## Exercise brief
Can you copy out the data exactly? Leave the images out.

## Available data
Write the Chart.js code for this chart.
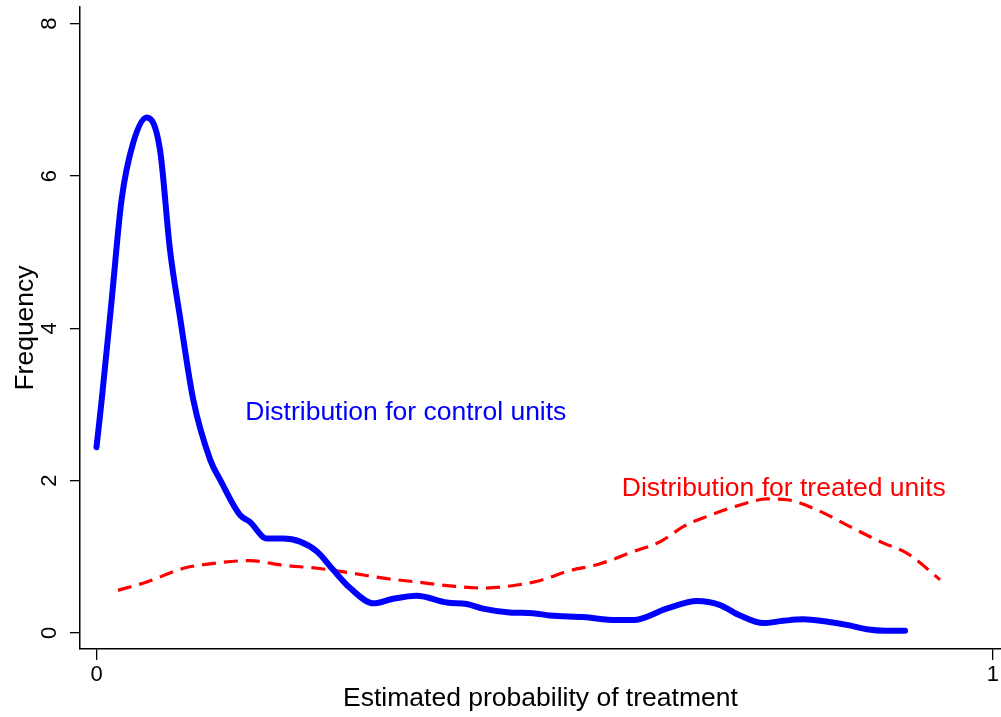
<!DOCTYPE html>
<html>
<head>
<meta charset="utf-8">
<script src="https://cdn.jsdelivr.net/npm/chart.js@4"></script>
<style>
  html, body { margin: 0; padding: 0; background: #fff; }
  #wrap { width: 1001px; height: 717px; }
</style>
</head>
<body>
<div id="wrap"><canvas id="myChart"></canvas></div>
<script>
// control units density (blue)
var controlX = [0.0, 0.0058, 0.017, 0.028, 0.041, 0.056, 0.0708, 0.082, 0.093, 0.108, 0.127, 0.138, 0.160, 0.171, 0.190, 0.208, 0.227, 0.246, 0.264, 0.283, 0.309, 0.331, 0.357, 0.391, 0.413, 0.431, 0.461, 0.487, 0.506, 0.543, 0.580, 0.599, 0.636, 0.670, 0.695, 0.718, 0.744, 0.766, 0.788, 0.814, 0.840, 0.859, 0.881, 0.902];
var controlY = [2.44, 3.06, 4.38, 5.69, 6.44, 6.77, 6.35, 5.03, 4.16, 3.06, 2.27, 2.01, 1.55, 1.46, 1.24, 1.24, 1.20, 1.07, 0.83, 0.59, 0.39, 0.45, 0.49, 0.40, 0.38, 0.32, 0.27, 0.26, 0.23, 0.21, 0.17, 0.17, 0.32, 0.42, 0.37, 0.23, 0.13, 0.16, 0.18, 0.15, 0.10, 0.05, 0.03, 0.03];

// treated units density (red dashed)
var treatedX = [0.024, 0.056, 0.097, 0.115, 0.171, 0.208, 0.246, 0.283, 0.320, 0.357, 0.394, 0.431, 0.469, 0.498, 0.525, 0.562, 0.599, 0.629, 0.655, 0.681, 0.718, 0.748, 0.770, 0.803, 0.840, 0.878, 0.904, 0.941];
var treatedY = [0.56, 0.67, 0.85, 0.89, 0.95, 0.89, 0.85, 0.79, 0.72, 0.67, 0.62, 0.59, 0.63, 0.70, 0.81, 0.91, 1.07, 1.20, 1.40, 1.53, 1.68, 1.76, 1.75, 1.62, 1.40, 1.18, 1.05, 0.70];

var xTicks = [0, 1];
var yTicks = [0, 2, 4, 6, 8];

// text labels placed in data units
var notes = [
  { text: 'Distribution for control units', x: 0.166, y: 2.89, color: '#0000ff' },
  { text: 'Distribution for treated units', x: 0.586, y: 1.89, color: '#ff0000' }
];

var FONT = '"Liberation Sans", Arial, sans-serif';

function toPoints(xs, ys) {
  var out = [];
  for (var i = 0; i < xs.length; i++) out.push({ x: xs[i], y: ys[i] });
  return out;
}

// draws rotated y tick labels and the in-plot notes
var extras = {
  id: 'extras',
  afterDraw: function(chart) {
    var ctx = chart.ctx;
    var ys = chart.scales.y, xs = chart.scales.x;
    ctx.save();
    ctx.fillStyle = '#000';
    ctx.font = '22px ' + FONT;
    ctx.textAlign = 'center';
    ctx.textBaseline = 'middle';
    yTicks.forEach(function(v) {
      var py = ys.getPixelForValue(v);
      ctx.save();
      ctx.translate(50, py);
      ctx.rotate(-Math.PI / 2);
      ctx.fillText(String(v), 0, 0);
      ctx.restore();
    });
    ctx.font = '26.5px ' + FONT;
    ctx.textAlign = 'left';
    notes.forEach(function(n) {
      ctx.fillStyle = n.color;
      ctx.fillText(n.text, xs.getPixelForValue(n.x), ys.getPixelForValue(n.y));
    });
    ctx.restore();
  }
};

const config = {
  type: 'line',
  data: {
    datasets: [{
      label: 'control',
      data: toPoints(controlX, controlY),
      borderColor: '#0000ff',
      borderWidth: 6,
      borderCapStyle: 'round',
      borderJoinStyle: 'round',
      pointRadius: 0,
      cubicInterpolationMode: 'monotone',
      fill: false
    }, {
      label: 'treated',
      data: toPoints(treatedX, treatedY),
      borderColor: '#ff0000',
      borderWidth: 3.2,
      borderDash: [14, 8],
      pointRadius: 0,
      cubicInterpolationMode: 'monotone',
      fill: false
    }]
  },
  options: {
    responsive: true,
    maintainAspectRatio: false,
    animation: false,
    layout: { padding: { top: 7, right: 0, left: 0, bottom: 0 } },
    plugins: { legend: { display: false }, tooltip: { enabled: false } },
    scales: {
      x: {
        type: 'linear',
        min: -0.0184,
        max: 1.0089,
        afterBuildTicks: function(s) { s.ticks = xTicks.map(function(v) { return { value: v }; }); },
        afterFit: function(s) { s.height = 68; },
        ticks: { color: '#000', font: { size: 22, family: FONT }, padding: 2, maxRotation: 0 },
        grid: { drawOnChartArea: false, drawTicks: true, tickLength: 11, color: '#000', lineWidth: 1.3 },
        border: { display: true, color: '#000', width: 1.5 },
        title: { display: true, text: 'Estimated probability of treatment', color: '#000',
                 font: { size: 26.5, family: FONT }, padding: { top: 0, bottom: 2 } }
      },
      y: {
        type: 'linear',
        min: -0.21,
        max: 8.22,
        afterBuildTicks: function(s) { s.ticks = yTicks.map(function(v) { return { value: v }; }); },
        afterFit: function(s) { s.width = 80; },
        ticks: { display: false },
        grid: { drawOnChartArea: false, drawTicks: true, tickLength: 10, color: '#000', lineWidth: 1.3 },
        border: { display: true, color: '#000', width: 1.5 },
        title: { display: true, text: 'Frequency', color: '#000',
                 font: { size: 26.5, family: FONT }, padding: { top: 10, bottom: 0 } }
      }
    }
  },
  plugins: [extras]
};

const myChart = new Chart(document.getElementById('myChart'), config);
</script>
</body>
</html>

## Task answer
Write the Chart.js code for this chart.
<!DOCTYPE html>
<html>
<head>
<meta charset="utf-8">
<script src="https://cdn.jsdelivr.net/npm/chart.js@4"></script>
<style>
  html, body { margin: 0; padding: 0; background: #fff; }
  #wrap { width: 1001px; height: 717px; }
</style>
</head>
<body>
<div id="wrap"><canvas id="myChart"></canvas></div>
<script>
// control units density (blue)
var controlX = [0.0, 0.0058, 0.017, 0.028, 0.041, 0.056, 0.0708, 0.082, 0.093, 0.108, 0.127, 0.138, 0.160, 0.171, 0.190, 0.208, 0.227, 0.246, 0.264, 0.283, 0.309, 0.331, 0.357, 0.391, 0.413, 0.431, 0.461, 0.487, 0.506, 0.543, 0.580, 0.599, 0.636, 0.670, 0.695, 0.718, 0.744, 0.766, 0.788, 0.814, 0.840, 0.859, 0.881, 0.902];
var controlY = [2.44, 3.06, 4.38, 5.69, 6.44, 6.77, 6.35, 5.03, 4.16, 3.06, 2.27, 2.01, 1.55, 1.46, 1.24, 1.24, 1.20, 1.07, 0.83, 0.59, 0.39, 0.45, 0.49, 0.40, 0.38, 0.32, 0.27, 0.26, 0.23, 0.21, 0.17, 0.17, 0.32, 0.42, 0.37, 0.23, 0.13, 0.16, 0.18, 0.15, 0.10, 0.05, 0.03, 0.03];

// treated units density (red dashed)
var treatedX = [0.024, 0.056, 0.097, 0.115, 0.171, 0.208, 0.246, 0.283, 0.320, 0.357, 0.394, 0.431, 0.469, 0.498, 0.525, 0.562, 0.599, 0.629, 0.655, 0.681, 0.718, 0.748, 0.770, 0.803, 0.840, 0.878, 0.904, 0.941];
var treatedY = [0.56, 0.67, 0.85, 0.89, 0.95, 0.89, 0.85, 0.79, 0.72, 0.67, 0.62, 0.59, 0.63, 0.70, 0.81, 0.91, 1.07, 1.20, 1.40, 1.53, 1.68, 1.76, 1.75, 1.62, 1.40, 1.18, 1.05, 0.70];

var xTicks = [0, 1];
var yTicks = [0, 2, 4, 6, 8];

// text labels placed in data units
var notes = [
  { text: 'Distribution for control units', x: 0.166, y: 2.89, color: '#0000ff' },
  { text: 'Distribution for treated units', x: 0.586, y: 1.89, color: '#ff0000' }
];

var FONT = '"Liberation Sans", Arial, sans-serif';

function toPoints(xs, ys) {
  var out = [];
  for (var i = 0; i < xs.length; i++) out.push({ x: xs[i], y: ys[i] });
  return out;
}

// draws rotated y tick labels and the in-plot notes
var extras = {
  id: 'extras',
  afterDraw: function(chart) {
    var ctx = chart.ctx;
    var ys = chart.scales.y, xs = chart.scales.x;
    ctx.save();
    ctx.fillStyle = '#000';
    ctx.font = '22px ' + FONT;
    ctx.textAlign = 'center';
    ctx.textBaseline = 'middle';
    yTicks.forEach(function(v) {
      var py = ys.getPixelForValue(v);
      ctx.save();
      ctx.translate(50, py);
      ctx.rotate(-Math.PI / 2);
      ctx.fillText(String(v), 0, 0);
      ctx.restore();
    });
    ctx.font = '26.5px ' + FONT;
    ctx.textAlign = 'left';
    notes.forEach(function(n) {
      ctx.fillStyle = n.color;
      ctx.fillText(n.text, xs.getPixelForValue(n.x), ys.getPixelForValue(n.y));
    });
    ctx.restore();
  }
};

const config = {
  type: 'line',
  data: {
    datasets: [{
      label: 'control',
      data: toPoints(controlX, controlY),
      borderColor: '#0000ff',
      borderWidth: 6,
      borderCapStyle: 'round',
      borderJoinStyle: 'round',
      pointRadius: 0,
      cubicInterpolationMode: 'monotone',
      fill: false
    }, {
      label: 'treated',
      data: toPoints(treatedX, treatedY),
      borderColor: '#ff0000',
      borderWidth: 3.2,
      borderDash: [14, 8],
      pointRadius: 0,
      cubicInterpolationMode: 'monotone',
      fill: false
    }]
  },
  options: {
    responsive: true,
    maintainAspectRatio: false,
    animation: false,
    layout: { padding: { top: 7, right: 0, left: 0, bottom: 0 } },
    plugins: { legend: { display: false }, tooltip: { enabled: false } },
    scales: {
      x: {
        type: 'linear',
        min: -0.0184,
        max: 1.0089,
        afterBuildTicks: function(s) { s.ticks = xTicks.map(function(v) { return { value: v }; }); },
        afterFit: function(s) { s.height = 68; },
        ticks: { color: '#000', font: { size: 22, family: FONT }, padding: 2, maxRotation: 0 },
        grid: { drawOnChartArea: false, drawTicks: true, tickLength: 11, color: '#000', lineWidth: 1.3 },
        border: { display: true, color: '#000', width: 1.5 },
        title: { display: true, text: 'Estimated probability of treatment', color: '#000',
                 font: { size: 26.5, family: FONT }, padding: { top: 0, bottom: 2 } }
      },
      y: {
        type: 'linear',
        min: -0.21,
        max: 8.22,
        afterBuildTicks: function(s) { s.ticks = yTicks.map(function(v) { return { value: v }; }); },
        afterFit: function(s) { s.width = 80; },
        ticks: { display: false },
        grid: { drawOnChartArea: false, drawTicks: true, tickLength: 10, color: '#000', lineWidth: 1.3 },
        border: { display: true, color: '#000', width: 1.5 },
        title: { display: true, text: 'Frequency', color: '#000',
                 font: { size: 26.5, family: FONT }, padding: { top: 10, bottom: 0 } }
      }
    }
  },
  plugins: [extras]
};

const myChart = new Chart(document.getElementById('myChart'), config);
</script>
</body>
</html>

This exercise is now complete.